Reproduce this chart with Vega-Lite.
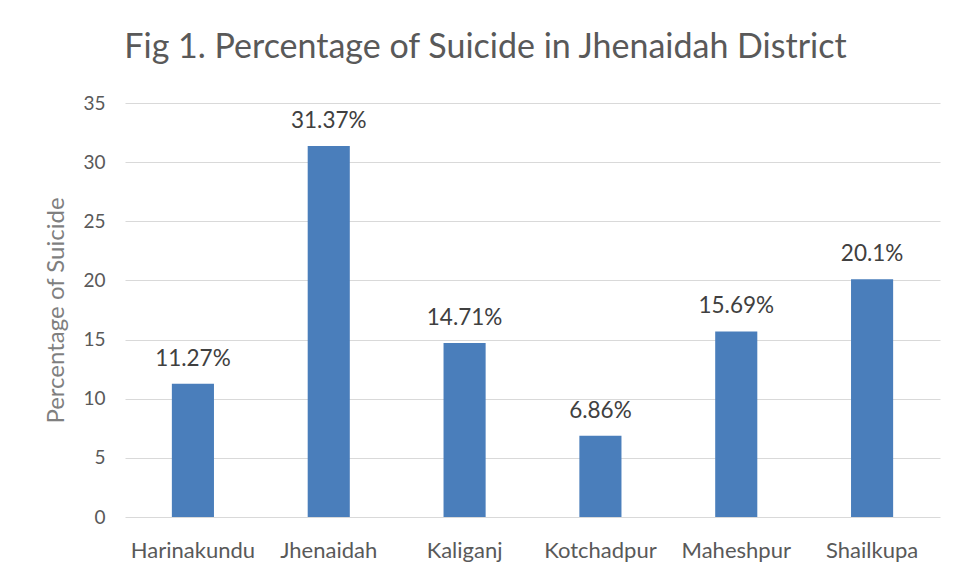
{
  "$schema": "https://vega.github.io/schema/vega-lite/v6.json",
  "width": 815,
  "height": 414,
  "autosize": {"type": "none"},
  "padding": {"left": 125, "top": 103, "right": 25, "bottom": 62},
  "background": "white",
  "title": {
    "text": "Fig 1. Percentage of Suicide in Jhenaidah District",
    "anchor": "middle",
    "frame": "group",
    "font": "Lato",
    "fontSize": 34,
    "fontWeight": "normal",
    "color": "#595959",
    "offset": 29,
    "dx": -47
  },
  "data": {
    "values": [
      {"upazila": "Harinakundu", "pct": 11.27, "label": "11.27%"},
      {"upazila": "Jhenaidah", "pct": 31.37, "label": "31.37%"},
      {"upazila": "Kaliganj", "pct": 14.71, "label": "14.71%"},
      {"upazila": "Kotchadpur", "pct": 6.86, "label": "6.86%"},
      {"upazila": "Maheshpur", "pct": 15.69, "label": "15.69%"},
      {"upazila": "Shailkupa", "pct": 20.1, "label": "20.1%"}
    ]
  },
  "encoding": {
    "x": {
      "field": "upazila",
      "type": "nominal",
      "sort": null,
      "scale": {"paddingInner": 0.69},
      "axis": {
        "title": null,
        "labelAngle": 0,
        "labelFont": "Lato",
        "labelFontSize": 22,
        "labelColor": "#595959",
        "labelPadding": 23,
        "ticks": false,
        "domain": false
      }
    },
    "y": {
      "field": "pct",
      "type": "quantitative",
      "scale": {"domain": [0, 35]},
      "axis": {
        "title": "Percentage of Suicide",
        "titleFont": "Lato",
        "titleFontSize": 24,
        "titleFontWeight": "normal",
        "titleColor": "#7f7f7f",
        "titlePadding": 14,
        "values": [0, 5, 10, 15, 20, 25, 30, 35],
        "labelFont": "Lato",
        "labelFontSize": 19,
        "labelColor": "#595959",
        "labelPadding": 20,
        "ticks": false,
        "domain": false,
        "grid": true,
        "gridColor": "#d9d9d9",
        "gridWidth": 1
      }
    }
  },
  "layer": [
    {"mark": {"type": "bar", "color": "#4a7ebb"}},
    {
      "mark": {"type": "text", "baseline": "alphabetic", "dy": -18, "font": "Lato", "fontSize": 22.5, "color": "#404040"},
      "encoding": {"text": {"field": "label", "type": "nominal"}}
    }
  ],
  "config": {"view": {"stroke": null}}
}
- - - - - - -
* _What is required_: Quote everything in the listing above exactly; pictures are the only thing to omit.

* _Solved exercise_:
Reproduce this chart with Vega-Lite.
{
  "$schema": "https://vega.github.io/schema/vega-lite/v6.json",
  "width": 815,
  "height": 414,
  "autosize": {"type": "none"},
  "padding": {"left": 125, "top": 103, "right": 25, "bottom": 62},
  "background": "white",
  "title": {
    "text": "Fig 1. Percentage of Suicide in Jhenaidah District",
    "anchor": "middle",
    "frame": "group",
    "font": "Lato",
    "fontSize": 34,
    "fontWeight": "normal",
    "color": "#595959",
    "offset": 29,
    "dx": -47
  },
  "data": {
    "values": [
      {"upazila": "Harinakundu", "pct": 11.27, "label": "11.27%"},
      {"upazila": "Jhenaidah", "pct": 31.37, "label": "31.37%"},
      {"upazila": "Kaliganj", "pct": 14.71, "label": "14.71%"},
      {"upazila": "Kotchadpur", "pct": 6.86, "label": "6.86%"},
      {"upazila": "Maheshpur", "pct": 15.69, "label": "15.69%"},
      {"upazila": "Shailkupa", "pct": 20.1, "label": "20.1%"}
    ]
  },
  "encoding": {
    "x": {
      "field": "upazila",
      "type": "nominal",
      "sort": null,
      "scale": {"paddingInner": 0.69},
      "axis": {
        "title": null,
        "labelAngle": 0,
        "labelFont": "Lato",
        "labelFontSize": 22,
        "labelColor": "#595959",
        "labelPadding": 23,
        "ticks": false,
        "domain": false
      }
    },
    "y": {
      "field": "pct",
      "type": "quantitative",
      "scale": {"domain": [0, 35]},
      "axis": {
        "title": "Percentage of Suicide",
        "titleFont": "Lato",
        "titleFontSize": 24,
        "titleFontWeight": "normal",
        "titleColor": "#7f7f7f",
        "titlePadding": 14,
        "values": [0, 5, 10, 15, 20, 25, 30, 35],
        "labelFont": "Lato",
        "labelFontSize": 19,
        "labelColor": "#595959",
        "labelPadding": 20,
        "ticks": false,
        "domain": false,
        "grid": true,
        "gridColor": "#d9d9d9",
        "gridWidth": 1
      }
    }
  },
  "layer": [
    {"mark": {"type": "bar", "color": "#4a7ebb"}},
    {
      "mark": {"type": "text", "baseline": "alphabetic", "dy": -18, "font": "Lato", "fontSize": 22.5, "color": "#404040"},
      "encoding": {"text": {"field": "label", "type": "nominal"}}
    }
  ],
  "config": {"view": {"stroke": null}}
}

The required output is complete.